Postal and Telecommunications Department

Department overview
- Formed: 22 December 1975
- Preceding Department: Postmaster-General's Department Department of the Media – for electronic media;
- Dissolved: 3 November 1980
- Superseding Department: Department of Transport and Communications;
- Jurisdiction: Commonwealth of Australia
- Department executives: Fred Green, Secretary (1975–1979); Bob Lansdown, Secretary (1979–1980);

= Postal and Telecommunications Department =

Australian government department, 1975–1980

The Postal and Telecommunications Department was an Australian government department, established in 1975 to take over the residual functions of the Postmaster-General's Department after its postal and telecommunications functions were split into the Australian Postal Commission (trading as Australia Post) and the Australian Telecommunications Commission (trading as Telecom, and which later became Telstra) respectively.
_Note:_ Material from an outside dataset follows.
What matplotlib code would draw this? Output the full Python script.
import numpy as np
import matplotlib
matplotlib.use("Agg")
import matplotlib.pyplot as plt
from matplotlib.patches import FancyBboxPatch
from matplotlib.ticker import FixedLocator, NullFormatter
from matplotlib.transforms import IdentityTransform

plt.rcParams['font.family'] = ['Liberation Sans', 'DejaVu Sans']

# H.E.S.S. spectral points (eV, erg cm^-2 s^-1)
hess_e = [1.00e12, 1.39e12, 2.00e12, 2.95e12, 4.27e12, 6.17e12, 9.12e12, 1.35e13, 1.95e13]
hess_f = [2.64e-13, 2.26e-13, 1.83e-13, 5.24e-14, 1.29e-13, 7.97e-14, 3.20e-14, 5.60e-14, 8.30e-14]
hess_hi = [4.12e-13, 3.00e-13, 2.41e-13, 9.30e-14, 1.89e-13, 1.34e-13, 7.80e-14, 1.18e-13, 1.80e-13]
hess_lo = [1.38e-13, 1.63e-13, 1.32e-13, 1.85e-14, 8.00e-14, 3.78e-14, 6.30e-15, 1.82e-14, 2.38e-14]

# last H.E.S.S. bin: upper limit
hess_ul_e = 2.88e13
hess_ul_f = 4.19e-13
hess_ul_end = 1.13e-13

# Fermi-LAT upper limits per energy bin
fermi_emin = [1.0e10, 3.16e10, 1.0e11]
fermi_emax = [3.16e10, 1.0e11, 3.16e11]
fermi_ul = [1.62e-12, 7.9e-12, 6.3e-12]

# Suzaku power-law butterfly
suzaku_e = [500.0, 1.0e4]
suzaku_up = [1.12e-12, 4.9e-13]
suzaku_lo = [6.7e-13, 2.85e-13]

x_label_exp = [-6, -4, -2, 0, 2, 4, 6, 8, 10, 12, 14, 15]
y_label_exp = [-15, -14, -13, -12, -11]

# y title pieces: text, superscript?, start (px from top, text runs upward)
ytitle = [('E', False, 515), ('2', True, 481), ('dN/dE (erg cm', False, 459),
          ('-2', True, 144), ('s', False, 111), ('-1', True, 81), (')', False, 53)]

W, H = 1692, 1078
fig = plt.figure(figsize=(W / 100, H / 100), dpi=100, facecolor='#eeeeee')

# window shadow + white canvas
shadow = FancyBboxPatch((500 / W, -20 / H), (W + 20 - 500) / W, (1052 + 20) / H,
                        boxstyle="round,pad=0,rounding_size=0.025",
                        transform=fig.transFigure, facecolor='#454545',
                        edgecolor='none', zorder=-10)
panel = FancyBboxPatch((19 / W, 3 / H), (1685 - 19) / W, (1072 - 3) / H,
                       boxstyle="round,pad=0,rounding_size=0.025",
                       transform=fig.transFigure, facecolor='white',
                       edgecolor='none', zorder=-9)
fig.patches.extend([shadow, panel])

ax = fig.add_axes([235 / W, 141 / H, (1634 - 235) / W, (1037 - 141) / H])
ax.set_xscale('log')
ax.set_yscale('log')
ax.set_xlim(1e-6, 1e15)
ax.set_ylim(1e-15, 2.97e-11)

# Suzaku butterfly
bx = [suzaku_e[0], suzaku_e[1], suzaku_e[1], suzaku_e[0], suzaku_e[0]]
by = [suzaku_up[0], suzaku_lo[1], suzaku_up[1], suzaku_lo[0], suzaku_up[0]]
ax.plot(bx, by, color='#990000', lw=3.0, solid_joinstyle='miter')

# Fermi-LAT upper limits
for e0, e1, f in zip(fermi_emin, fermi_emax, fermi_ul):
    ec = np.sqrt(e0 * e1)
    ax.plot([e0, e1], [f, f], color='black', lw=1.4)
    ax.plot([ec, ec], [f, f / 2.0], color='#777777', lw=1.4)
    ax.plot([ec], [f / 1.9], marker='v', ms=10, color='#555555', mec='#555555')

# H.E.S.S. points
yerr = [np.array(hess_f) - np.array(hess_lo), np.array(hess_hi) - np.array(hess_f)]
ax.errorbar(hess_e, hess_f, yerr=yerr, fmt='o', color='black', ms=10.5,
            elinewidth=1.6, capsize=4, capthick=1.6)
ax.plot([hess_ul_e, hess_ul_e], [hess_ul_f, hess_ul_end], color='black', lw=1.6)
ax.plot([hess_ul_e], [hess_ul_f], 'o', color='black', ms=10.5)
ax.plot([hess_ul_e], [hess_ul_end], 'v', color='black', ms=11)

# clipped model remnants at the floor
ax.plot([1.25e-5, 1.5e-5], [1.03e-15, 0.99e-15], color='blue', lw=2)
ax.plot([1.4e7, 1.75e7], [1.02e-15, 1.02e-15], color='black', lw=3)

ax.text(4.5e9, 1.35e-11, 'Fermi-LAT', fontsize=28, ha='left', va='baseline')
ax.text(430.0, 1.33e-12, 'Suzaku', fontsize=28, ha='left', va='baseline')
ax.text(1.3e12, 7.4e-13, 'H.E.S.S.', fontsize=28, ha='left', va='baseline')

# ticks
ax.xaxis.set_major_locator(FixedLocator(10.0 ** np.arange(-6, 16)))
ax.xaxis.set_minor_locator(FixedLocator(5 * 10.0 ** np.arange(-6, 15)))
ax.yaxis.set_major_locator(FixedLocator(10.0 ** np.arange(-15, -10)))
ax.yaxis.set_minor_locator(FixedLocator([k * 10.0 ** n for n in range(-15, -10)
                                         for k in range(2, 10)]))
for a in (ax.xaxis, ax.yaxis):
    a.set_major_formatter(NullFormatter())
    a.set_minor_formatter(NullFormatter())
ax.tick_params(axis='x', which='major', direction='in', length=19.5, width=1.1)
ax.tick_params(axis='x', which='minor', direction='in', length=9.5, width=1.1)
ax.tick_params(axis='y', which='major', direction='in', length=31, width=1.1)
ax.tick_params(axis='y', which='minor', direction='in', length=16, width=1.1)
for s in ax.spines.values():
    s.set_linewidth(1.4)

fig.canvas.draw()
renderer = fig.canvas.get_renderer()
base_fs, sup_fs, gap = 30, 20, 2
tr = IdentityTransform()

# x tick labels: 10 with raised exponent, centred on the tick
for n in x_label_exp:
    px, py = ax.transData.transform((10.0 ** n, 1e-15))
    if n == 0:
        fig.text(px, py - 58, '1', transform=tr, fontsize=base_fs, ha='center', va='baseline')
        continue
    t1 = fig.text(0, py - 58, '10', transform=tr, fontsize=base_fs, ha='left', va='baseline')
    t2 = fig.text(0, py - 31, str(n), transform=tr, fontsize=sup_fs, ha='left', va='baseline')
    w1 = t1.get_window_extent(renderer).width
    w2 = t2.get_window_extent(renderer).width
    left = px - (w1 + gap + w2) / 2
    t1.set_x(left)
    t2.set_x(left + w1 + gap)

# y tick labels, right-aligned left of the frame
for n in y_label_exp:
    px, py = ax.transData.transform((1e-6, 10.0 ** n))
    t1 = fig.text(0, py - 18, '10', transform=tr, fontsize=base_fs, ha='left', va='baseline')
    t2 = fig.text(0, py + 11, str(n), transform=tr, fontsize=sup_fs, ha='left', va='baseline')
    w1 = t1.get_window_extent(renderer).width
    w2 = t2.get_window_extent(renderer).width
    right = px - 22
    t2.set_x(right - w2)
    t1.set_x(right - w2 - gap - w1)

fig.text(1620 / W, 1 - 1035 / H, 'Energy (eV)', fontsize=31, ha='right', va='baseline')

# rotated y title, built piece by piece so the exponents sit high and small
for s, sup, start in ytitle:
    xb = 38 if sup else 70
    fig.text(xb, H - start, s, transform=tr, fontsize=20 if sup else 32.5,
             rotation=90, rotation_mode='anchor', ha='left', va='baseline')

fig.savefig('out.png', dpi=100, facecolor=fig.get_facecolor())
The department was abolished in November 1980.

==History==
The department was created in December 1975 by the Fraser government, replacing the Postmaster-General's Department which had been in operation since Australia's federation in 1901. The change was intended to take account of the increase in the functions of the department to include all electronic media matters which had previously been the responsibility of the Department of the Media.

==Scope==
Information about the department's functions and government funding allocation could be found in the Administrative Arrangements Orders, the annual Portfolio Budget Statements and in the department's annual reports.

At its creation, the department was responsible for postal, telegraphic, telephonic and other like services.

==Structure==
The department was an Australian Public Service department, staffed by officials who were responsible to the Minister of the day.